» **Exercise objective**: Write out the listing below in full and exactly, leaving out every picture.

-- START OF Dataset extract --

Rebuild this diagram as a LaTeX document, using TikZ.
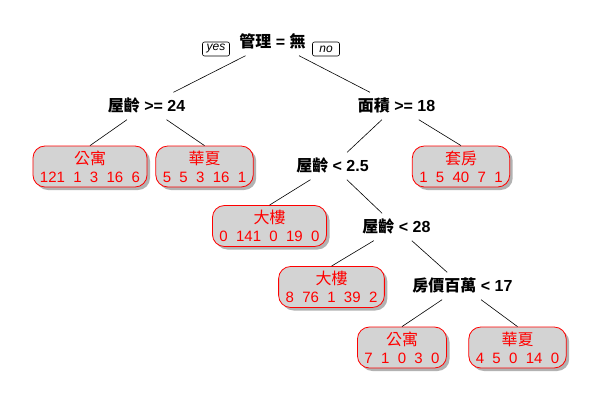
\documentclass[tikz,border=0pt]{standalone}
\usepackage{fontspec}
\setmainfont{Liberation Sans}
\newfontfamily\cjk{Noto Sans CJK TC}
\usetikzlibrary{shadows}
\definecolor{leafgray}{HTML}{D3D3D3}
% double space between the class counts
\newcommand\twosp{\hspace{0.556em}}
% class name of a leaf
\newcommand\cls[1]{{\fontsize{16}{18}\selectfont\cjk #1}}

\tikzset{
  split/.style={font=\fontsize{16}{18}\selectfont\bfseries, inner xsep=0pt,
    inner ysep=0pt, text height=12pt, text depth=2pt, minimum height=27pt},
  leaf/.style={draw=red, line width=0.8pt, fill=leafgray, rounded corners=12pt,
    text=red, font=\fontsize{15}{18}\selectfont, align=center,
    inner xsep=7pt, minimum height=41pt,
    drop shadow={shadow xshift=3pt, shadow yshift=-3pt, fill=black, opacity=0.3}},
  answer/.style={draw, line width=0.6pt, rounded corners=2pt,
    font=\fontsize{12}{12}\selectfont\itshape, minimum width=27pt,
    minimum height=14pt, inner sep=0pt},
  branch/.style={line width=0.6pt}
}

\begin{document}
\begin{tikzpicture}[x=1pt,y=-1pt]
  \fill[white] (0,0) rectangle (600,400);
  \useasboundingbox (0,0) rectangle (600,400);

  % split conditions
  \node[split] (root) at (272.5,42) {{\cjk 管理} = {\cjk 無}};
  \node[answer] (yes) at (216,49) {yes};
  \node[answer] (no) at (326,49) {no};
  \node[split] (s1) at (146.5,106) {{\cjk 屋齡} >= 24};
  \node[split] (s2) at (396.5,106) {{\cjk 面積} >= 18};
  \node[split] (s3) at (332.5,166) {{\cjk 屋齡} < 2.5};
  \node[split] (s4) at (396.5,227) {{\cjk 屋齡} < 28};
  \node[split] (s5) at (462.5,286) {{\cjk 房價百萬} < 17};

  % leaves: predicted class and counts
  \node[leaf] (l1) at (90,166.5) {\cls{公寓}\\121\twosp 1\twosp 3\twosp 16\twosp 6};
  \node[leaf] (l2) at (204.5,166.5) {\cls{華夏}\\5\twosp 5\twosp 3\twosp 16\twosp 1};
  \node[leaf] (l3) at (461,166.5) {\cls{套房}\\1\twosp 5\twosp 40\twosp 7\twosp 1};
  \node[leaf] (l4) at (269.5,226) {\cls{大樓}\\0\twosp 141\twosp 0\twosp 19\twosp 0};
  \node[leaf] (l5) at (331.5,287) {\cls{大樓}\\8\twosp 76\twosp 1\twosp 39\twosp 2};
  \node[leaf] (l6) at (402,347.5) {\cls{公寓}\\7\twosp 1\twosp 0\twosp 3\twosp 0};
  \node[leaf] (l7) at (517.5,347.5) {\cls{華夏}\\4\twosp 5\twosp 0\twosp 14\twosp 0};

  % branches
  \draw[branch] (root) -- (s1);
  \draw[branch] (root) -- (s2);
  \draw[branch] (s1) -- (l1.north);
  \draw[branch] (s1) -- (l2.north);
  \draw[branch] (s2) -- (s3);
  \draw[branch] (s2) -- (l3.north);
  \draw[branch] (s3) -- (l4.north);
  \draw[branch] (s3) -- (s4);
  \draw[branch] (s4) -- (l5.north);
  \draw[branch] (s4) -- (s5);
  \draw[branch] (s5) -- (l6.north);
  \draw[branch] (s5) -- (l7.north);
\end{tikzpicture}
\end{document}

-- END OF Dataset extract --

» **Result of this exercise**:
Rebuild this diagram as a LaTeX document, using TikZ.
\documentclass[tikz,border=0pt]{standalone}
\usepackage{fontspec}
\setmainfont{Liberation Sans}
\newfontfamily\cjk{Noto Sans CJK TC}
\usetikzlibrary{shadows}
\definecolor{leafgray}{HTML}{D3D3D3}
% double space between the class counts
\newcommand\twosp{\hspace{0.556em}}
% class name of a leaf
\newcommand\cls[1]{{\fontsize{16}{18}\selectfont\cjk #1}}

\tikzset{
  split/.style={font=\fontsize{16}{18}\selectfont\bfseries, inner xsep=0pt,
    inner ysep=0pt, text height=12pt, text depth=2pt, minimum height=27pt},
  leaf/.style={draw=red, line width=0.8pt, fill=leafgray, rounded corners=12pt,
    text=red, font=\fontsize{15}{18}\selectfont, align=center,
    inner xsep=7pt, minimum height=41pt,
    drop shadow={shadow xshift=3pt, shadow yshift=-3pt, fill=black, opacity=0.3}},
  answer/.style={draw, line width=0.6pt, rounded corners=2pt,
    font=\fontsize{12}{12}\selectfont\itshape, minimum width=27pt,
    minimum height=14pt, inner sep=0pt},
  branch/.style={line width=0.6pt}
}

\begin{document}
\begin{tikzpicture}[x=1pt,y=-1pt]
  \fill[white] (0,0) rectangle (600,400);
  \useasboundingbox (0,0) rectangle (600,400);

  % split conditions
  \node[split] (root) at (272.5,42) {{\cjk 管理} = {\cjk 無}};
  \node[answer] (yes) at (216,49) {yes};
  \node[answer] (no) at (326,49) {no};
  \node[split] (s1) at (146.5,106) {{\cjk 屋齡} >= 24};
  \node[split] (s2) at (396.5,106) {{\cjk 面積} >= 18};
  \node[split] (s3) at (332.5,166) {{\cjk 屋齡} < 2.5};
  \node[split] (s4) at (396.5,227) {{\cjk 屋齡} < 28};
  \node[split] (s5) at (462.5,286) {{\cjk 房價百萬} < 17};

  % leaves: predicted class and counts
  \node[leaf] (l1) at (90,166.5) {\cls{公寓}\\121\twosp 1\twosp 3\twosp 16\twosp 6};
  \node[leaf] (l2) at (204.5,166.5) {\cls{華夏}\\5\twosp 5\twosp 3\twosp 16\twosp 1};
  \node[leaf] (l3) at (461,166.5) {\cls{套房}\\1\twosp 5\twosp 40\twosp 7\twosp 1};
  \node[leaf] (l4) at (269.5,226) {\cls{大樓}\\0\twosp 141\twosp 0\twosp 19\twosp 0};
  \node[leaf] (l5) at (331.5,287) {\cls{大樓}\\8\twosp 76\twosp 1\twosp 39\twosp 2};
  \node[leaf] (l6) at (402,347.5) {\cls{公寓}\\7\twosp 1\twosp 0\twosp 3\twosp 0};
  \node[leaf] (l7) at (517.5,347.5) {\cls{華夏}\\4\twosp 5\twosp 0\twosp 14\twosp 0};

  % branches
  \draw[branch] (root) -- (s1);
  \draw[branch] (root) -- (s2);
  \draw[branch] (s1) -- (l1.north);
  \draw[branch] (s1) -- (l2.north);
  \draw[branch] (s2) -- (s3);
  \draw[branch] (s2) -- (l3.north);
  \draw[branch] (s3) -- (l4.north);
  \draw[branch] (s3) -- (s4);
  \draw[branch] (s4) -- (l5.north);
  \draw[branch] (s4) -- (s5);
  \draw[branch] (s5) -- (l6.north);
  \draw[branch] (s5) -- (l7.north);
\end{tikzpicture}
\end{document}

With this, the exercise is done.